Ele pareceu-me meio em transe
hipnótico, tamanha era sua muda satisfação.
Falou-me que não daria para levar tudo
de uma só “viage” mas voltaria no dia seguinte para
buscar o resto.
Em seu retorno, ao se despedir,
dei-lhe um abraço e “até sábado”!
E o outro sábado chegou com sucesso
igual e mais umas roupas que estavam apertadas em mim e uns pares de sapatos,
com solados meio gastos foram entregues ao “seu Manoel”.
Dali em diante, o “seu
Manoel” mudou totalmente.
Vinha trajando roupas que lhe dei,
cabelo penteado, barba feita e contou-me de seus planos.
Iria nos dois únicos empregos que teve
em sua vida, que foram os de porteiro de um edifício residencial e um salão de
sinuca.
Pediria aos ex-patrões que guardassem
“latrinhas” para ele.
Não mais iria “apalpar”
as bolsas de lixo.
Eu tinha conseguido devolver ao “seu
Manoel” a autoestima que ele havia perdido.

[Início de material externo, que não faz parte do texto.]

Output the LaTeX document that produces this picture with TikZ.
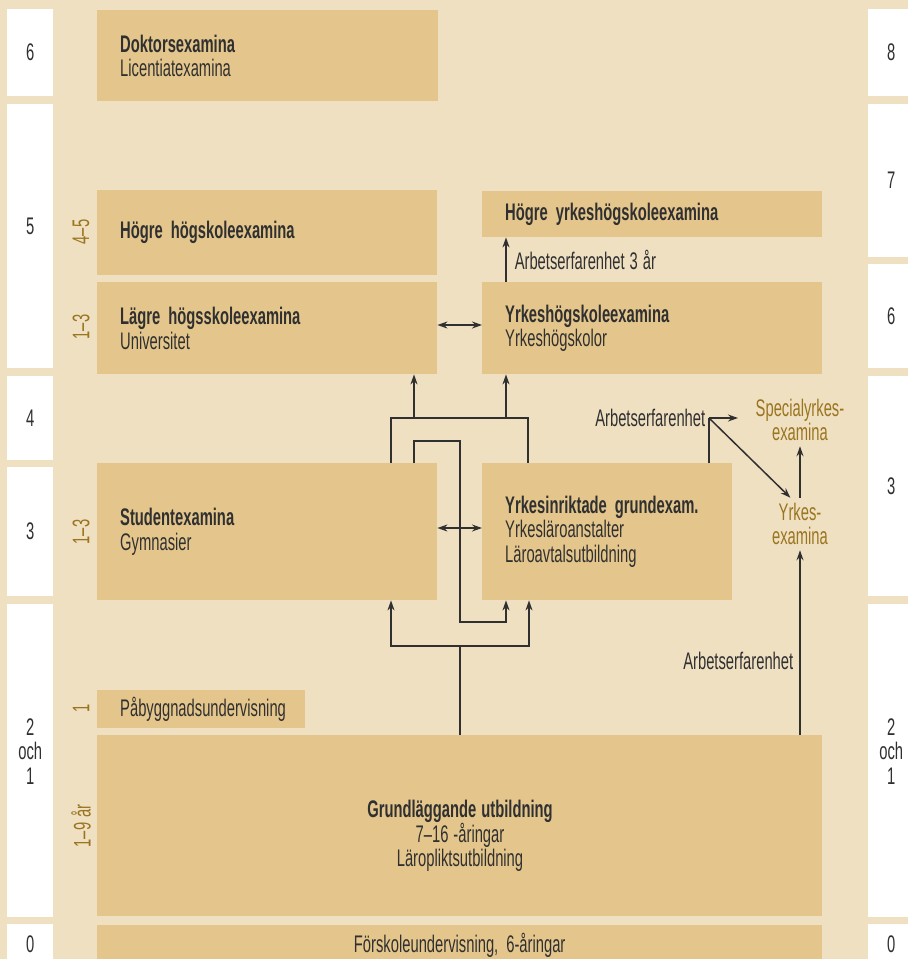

Ficamos amigos por três anos e quando
disse que iria me mudar para Miguel Pereira, senti nossos olhos marejarem e
nossa tristeza transbordou em gotas de emoção pelas nossas faces.
Pedi ao meu vizinho que continuasse
minha tarefa e assim foi feito.
Tenho acompanhado o “seu
Manoel” por e-mails trocados com meu amigo.
A última, foi que ele tinha sido
operado da próstata mas já estava de volta à lide.
No dia da mudança ele apareceu para
dar-me uma lembrança, a qual guardo até hoje.
Era uma caneta esferográfica da marca
“Bic”, embrulhada em um pedaço de papel para
presentes.
Para mim, um troféu conquistado pela
amizade verdadeira de dois amigos!
Agradeço ao “seu
Manoel” a chance que me deu de galgar mais um degrau em direção aos pés
de Nosso Pai Criador!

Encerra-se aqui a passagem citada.